Eine Bergbahn würde dann durch das unberührte Bondolero-Tal führen. Und auch die Idylle am Monte Cazzola wäre dahin, Bergrestaurant und Hotel sollen den Gipfel krönen. Mehr Hotels, darunter ein 5-Sterne-Resort, auf der Alpe Devero und die wilde Zufahrtsstraße komfortabel ausgebaut … Sandro schüttelt den Kopf. „Das schädigt für immer diese Landschaft und die Umwelt“, sagt der Wirt. „Statt der Idylle und Artenvielfalt der Alpe wäre es ein hässlicher Eingriff für Menschen, die diesen wahren Luxus nicht erkennen.“ Und wer würde denn auch kommen, wo allein schon die Abfahrtskilometer fehlen und selbst dort, wo sie vorhanden sind, wie in Saas-Fee oder Leukerbad, die Bergbahnunternehmen am Straucheln sind. Mit zwei weiteren Unterkunftsbetreibern der Alpe Devero gründete Sandro daher das „Comitato Tutela Devero“, das Komitee zum Schutz der Alpe Devero. Mit im Boot die Naturschutzverbände Mountain Wilderness, Legambiente VCO, Italia Nostra VCO, Salviamo il Paesaggio Valdossola und Pro Natura Piemonte.
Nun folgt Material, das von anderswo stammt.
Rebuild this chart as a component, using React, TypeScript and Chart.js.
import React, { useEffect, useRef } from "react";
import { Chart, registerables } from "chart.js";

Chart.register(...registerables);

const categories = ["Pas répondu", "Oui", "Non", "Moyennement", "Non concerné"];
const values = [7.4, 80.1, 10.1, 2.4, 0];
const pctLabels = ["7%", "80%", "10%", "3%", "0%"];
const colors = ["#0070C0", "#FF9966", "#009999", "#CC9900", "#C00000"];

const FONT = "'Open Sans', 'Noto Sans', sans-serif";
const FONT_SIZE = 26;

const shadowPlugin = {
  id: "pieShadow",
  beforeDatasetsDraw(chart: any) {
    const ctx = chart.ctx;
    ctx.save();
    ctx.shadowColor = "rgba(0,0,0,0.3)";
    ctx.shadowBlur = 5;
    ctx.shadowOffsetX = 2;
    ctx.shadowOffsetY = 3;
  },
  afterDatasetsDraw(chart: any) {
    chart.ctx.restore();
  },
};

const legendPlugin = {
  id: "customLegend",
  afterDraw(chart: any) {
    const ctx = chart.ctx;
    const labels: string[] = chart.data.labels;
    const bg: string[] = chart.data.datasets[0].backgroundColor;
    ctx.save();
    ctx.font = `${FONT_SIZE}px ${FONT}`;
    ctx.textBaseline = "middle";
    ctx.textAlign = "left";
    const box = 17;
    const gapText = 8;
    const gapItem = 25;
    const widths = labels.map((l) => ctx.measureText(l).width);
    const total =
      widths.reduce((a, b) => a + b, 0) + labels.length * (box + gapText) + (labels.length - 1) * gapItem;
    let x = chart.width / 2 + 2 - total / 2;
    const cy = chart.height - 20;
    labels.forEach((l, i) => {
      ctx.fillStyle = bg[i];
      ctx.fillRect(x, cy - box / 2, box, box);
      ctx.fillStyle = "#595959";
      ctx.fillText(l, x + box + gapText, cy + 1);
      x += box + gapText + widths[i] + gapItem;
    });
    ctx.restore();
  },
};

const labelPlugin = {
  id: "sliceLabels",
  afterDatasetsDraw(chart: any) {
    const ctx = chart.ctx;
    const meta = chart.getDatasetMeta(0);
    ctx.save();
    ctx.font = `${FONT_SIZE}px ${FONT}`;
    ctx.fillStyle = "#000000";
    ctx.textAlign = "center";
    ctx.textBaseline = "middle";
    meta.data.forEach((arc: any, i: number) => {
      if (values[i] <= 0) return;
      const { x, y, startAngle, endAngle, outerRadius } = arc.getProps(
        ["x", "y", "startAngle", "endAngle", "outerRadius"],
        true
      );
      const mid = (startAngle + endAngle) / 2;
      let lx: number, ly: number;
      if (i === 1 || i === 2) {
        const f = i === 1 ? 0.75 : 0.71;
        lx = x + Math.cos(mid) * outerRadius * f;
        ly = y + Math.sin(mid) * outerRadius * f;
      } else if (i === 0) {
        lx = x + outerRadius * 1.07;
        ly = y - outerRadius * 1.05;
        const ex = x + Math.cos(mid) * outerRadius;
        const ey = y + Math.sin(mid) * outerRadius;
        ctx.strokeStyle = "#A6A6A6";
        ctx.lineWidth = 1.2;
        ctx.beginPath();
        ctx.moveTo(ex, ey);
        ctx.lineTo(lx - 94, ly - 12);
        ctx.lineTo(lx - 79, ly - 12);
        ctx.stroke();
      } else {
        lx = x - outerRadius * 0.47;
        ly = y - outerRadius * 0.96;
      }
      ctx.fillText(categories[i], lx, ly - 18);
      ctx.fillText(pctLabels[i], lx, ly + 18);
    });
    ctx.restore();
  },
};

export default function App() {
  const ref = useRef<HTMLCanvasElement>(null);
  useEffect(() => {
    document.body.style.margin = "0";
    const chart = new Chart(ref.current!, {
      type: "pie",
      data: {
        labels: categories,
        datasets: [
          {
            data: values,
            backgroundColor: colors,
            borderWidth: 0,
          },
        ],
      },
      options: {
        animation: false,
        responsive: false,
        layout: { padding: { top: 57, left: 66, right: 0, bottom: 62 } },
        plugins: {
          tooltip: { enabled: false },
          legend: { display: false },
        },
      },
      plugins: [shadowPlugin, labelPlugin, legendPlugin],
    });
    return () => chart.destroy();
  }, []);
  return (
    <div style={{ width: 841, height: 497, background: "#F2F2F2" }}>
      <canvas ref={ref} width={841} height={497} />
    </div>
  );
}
In einer Petition sammelt man Unterschriften.
Den Traum erhalten
Wer den Erhalt des Naturjuwels Alpe Devero unterstützen möchte, kann dies mit seiner Unterschrift bei der Petition unter diesem Link: change.org/o/comitato_tutela_Devero
Mittlerweile sind es über 95.000. „Doch wir brauchen noch mehr“, sagt Sandro, „der Kampf ist noch lange nicht zu Ende.“ Deshalb gründete man den Verein „Devero Naturalmente“, der sich um eine naturverträgliche Entwicklung der Alpe Devero einsetzt.
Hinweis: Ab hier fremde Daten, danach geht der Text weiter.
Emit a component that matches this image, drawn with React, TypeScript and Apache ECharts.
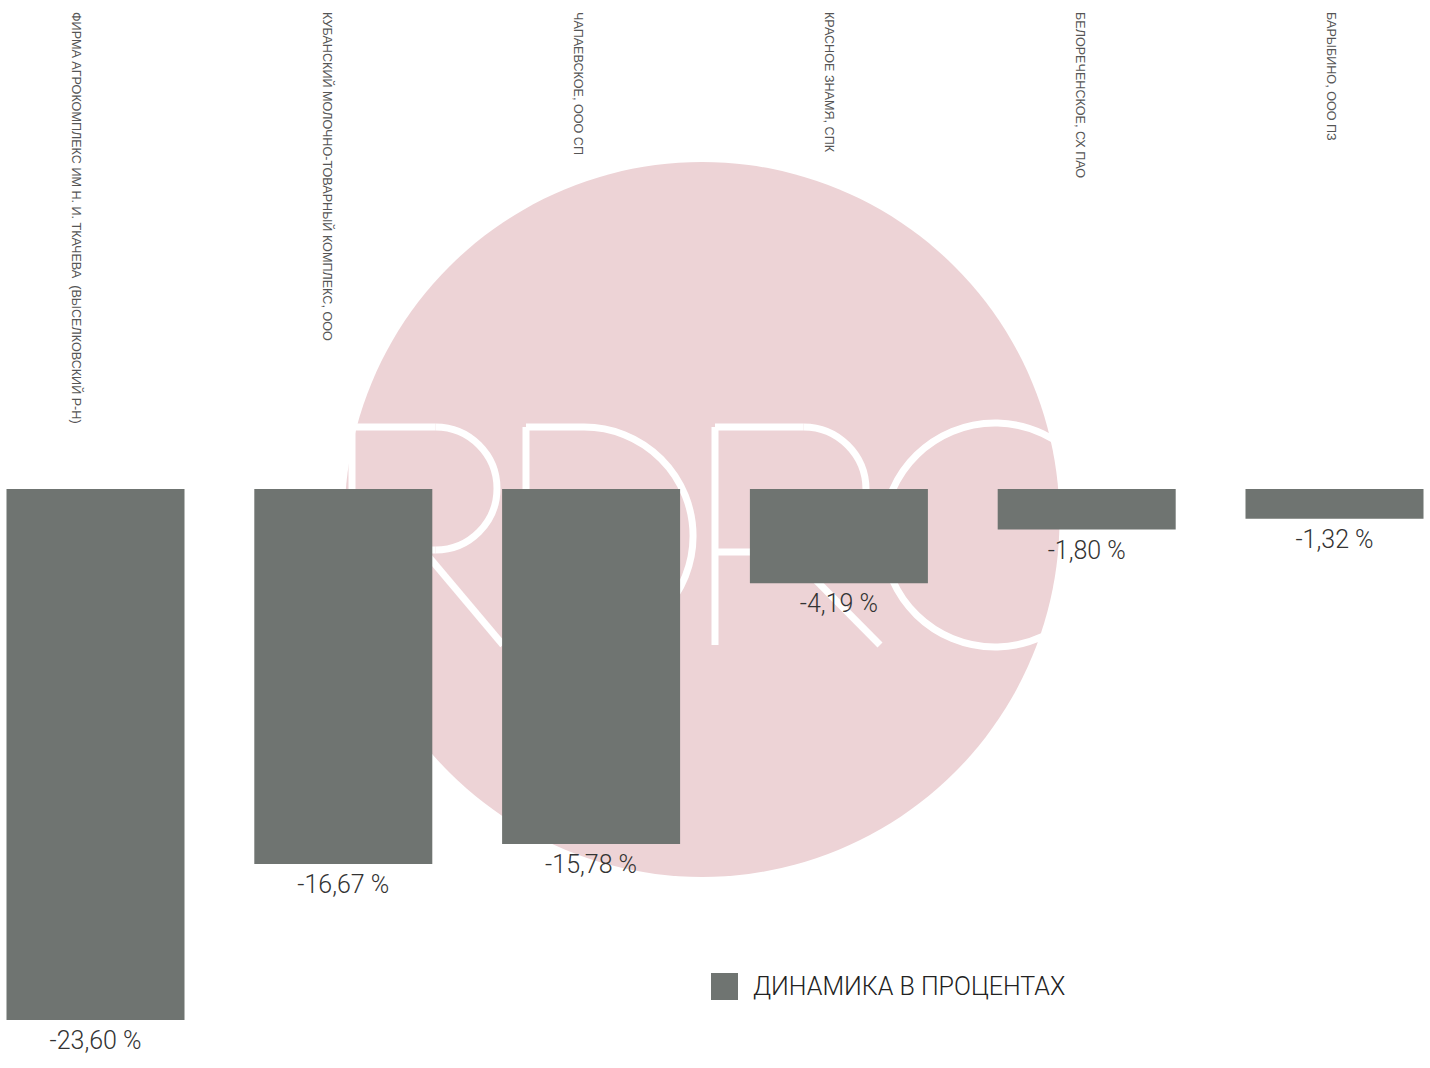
import React, { useEffect, useRef } from "react";
import * as echarts from "echarts";

const categories = [
  "ФИРМА АГРОКОМПЛЕКС ИМ Н. И. ТКАЧЕВА  (ВЫСЕЛКОВСКИЙ Р-Н)",
  "КУБАНСКИЙ МОЛОЧНО-ТОВАРНЫЙ КОМПЛЕКС, ООО",
  "ЧАПАЕВСКОЕ, ООО СП",
  "КРАСНОЕ ЗНАМЯ, СПК",
  "БЕЛОРЕЧЕНСКОЕ, СХ ПАО",
  "БАРЫБИНО, ООО ПЗ",
];
const values = [-23.6, -16.67, -15.78, -4.19, -1.8, -1.32];
const seriesName = "ДИНАМИКА В ПРОЦЕНТАХ";

const BAR = "#6F7471";
const PINK = "#EDD3D6";

function buildWatermark() {
  const st = { stroke: "#ffffff", lineWidth: 7, fill: "none", lineCap: "butt" };
  const line = (x1: number, y1: number, x2: number, y2: number) => ({
    type: "line",
    shape: { x1, y1, x2, y2 },
    style: st,
    silent: true,
  });
  const arc = (cx: number, cy: number, r: number, s: number, e: number, cw: boolean) => ({
    type: "arc",
    shape: { cx, cy, r, startAngle: s, endAngle: e, clockwise: cw },
    style: st,
    silent: true,
  });
  const H = Math.PI / 2;
  return [
    {
      type: "circle",
      shape: { cx: 702, cy: 519.5, r: 357.5 },
      style: { fill: PINK },
      silent: true,
    },
    // R
    line(352, 427, 352, 645),
    line(352, 427, 435.5, 427),
    arc(435.5, 488.5, 61.5, -H, H, true),
    line(352, 550, 435.5, 550),
    line(423, 550, 503, 645),
    // D
    line(526, 427, 526, 645),
    line(526, 427, 584, 427),
    arc(584, 536, 109, -H, H, true),
    line(526, 645, 584, 645),
    // R
    line(715, 427, 715, 645),
    line(715, 427, 803.5, 427),
    arc(803.5, 489.5, 62.5, -H, H, true),
    line(715, 552, 803.5, 552),
    line(788, 552, 880, 645),
    // C
    arc(995, 535, 112, -0.75, 0.75, false),
  ];
}

export default function App() {
  const ref = useRef<HTMLDivElement>(null);
  useEffect(() => {
    if (!ref.current) return;
    const chart = echarts.init(ref.current, undefined, { renderer: "svg" });
    chart.setOption({
      animation: false,
      backgroundColor: "#ffffff",
      graphic: { elements: buildWatermark() },
      legend: {
        data: [seriesName],
        left: 706,
        top: 968,
        icon: "rect",
        itemWidth: 27,
        itemHeight: 27,
        textStyle: {
          fontSize: 25,
          color: "#222",
          fontFamily: "Roboto",
          fontWeight: 300,
          padding: [0, 0, 0, 10],
        },
      },
      grid: [
        { left: 95.5, right: 95.5, top: 489, height: 540 },
        { left: 75.5, right: 99, top: 0, height: 4 },
      ],
      xAxis: [
        {
          type: "category",
          gridIndex: 0,
          data: categories,
          boundaryGap: false,
          show: false,
        },
        {
          type: "category",
          gridIndex: 1,
          data: categories,
          boundaryGap: false,
          position: "bottom",
          axisLine: { show: false },
          axisTick: { show: false },
          splitLine: { show: false },
          axisLabel: {
            interval: 0,
            rotate: -90,
            margin: 8,
            fontSize: 12.6,
            color: "#555",
            fontFamily: "Liberation Sans",
          },
        },
      ],
      yAxis: [
        { type: "value", gridIndex: 0, min: -24, max: 0, show: false },
        { type: "value", gridIndex: 1, show: false },
      ],
      series: [
        {
          name: seriesName,
          type: "bar",
          xAxisIndex: 0,
          yAxisIndex: 0,
          data: values,
          barWidth: 178,
          itemStyle: { color: BAR },
          z: 5,
          label: {
            show: true,
            position: "bottom",
            distance: 8,
            fontSize: 25,
            color: "#333",
            fontFamily: "Roboto",
            fontWeight: 300,
            formatter: (p: any) => p.value.toFixed(2).replace(".", ",") + " %",
          },
        },
      ],
    });
    return () => chart.dispose();
  }, []);
  return (
    <div
      ref={ref}
      style={{ position: "absolute", left: 0, top: 0, width: 1430, height: 1068 }}
    />
  );
}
Grobe Natureingriffe verhindern
Ziemlich schwermütig besteigen wir am nächsten Vormittag die Punta della Valle und hängen unseren Gedanken beim Betrachten der einsamen Gebirgslandschaft nach. Aus den Lärchenwäldern leuchtet die Schwemmebene der Alpe Devero wie ein weißer Stern herauf. Das soll zerstört werden, einem gesichtslosen Skirummelplatz weichen? Wir hoffen auf die Widerstandskraft des Naturparks und der Naturschutzorganisationen. Seit den 1970er Jahren gab es hier immer wieder Projektideen für grobe Natureingriffe, die bisher alle verhindert werden konnten. Über die Bocchetta della Valle und den Passo Busin ließe sich zum Rifugio Miryam überwechseln. Die Punta Clogstafel liegt am Weg und erlaubt bei stabilen Verhältnissen eine wilde Abfahrt durch die Nordflanke direkt zur Hütte. Vor einigen Jahren hatte es gepasst und wir nächtigten bei Cecilia und Lorenzo im Rifugio Miryam. Sie ist Bergführerin, er Journalist. Das quirlige Paar kennt hier jeden Winkel und ist immer für einen Tipp zu haben. Ihr Refugium ist zwar weniger bekannt als das einen Katzensprung weiter westlich am Lago Vannino gelegene Rifugio Margaroli. Aber dank der großen Panoramafenster sitzt man in der Stube wie mitten in einer Schneelandschaft. Unser Blick schweift zum Ofenhorn, wo eine Skiroute vom Binntal herüberzieht.
Jetzt hält uns die Lawinengefahr von größeren Eskapaden ab. Von der Punta della Valle schwingen wir durch die weiße Prärie nach Crampiolo hinunter. Was stünde am Nachmittag an? Vielleicht eine Schneeschuhtour über den zugefrorenen Lago di Devero. Oder einfach nur die Seele baumeln lassen und vom Liegestuhl den herabdonnernden Lawinen zuschauen? Es scheint, als müsse man sich selbst dabei beeilen, den besonderen alpinen Charakter der Alpe Devero zu erleben. Wer weiß, wie lange dieser so erhalten bleibt.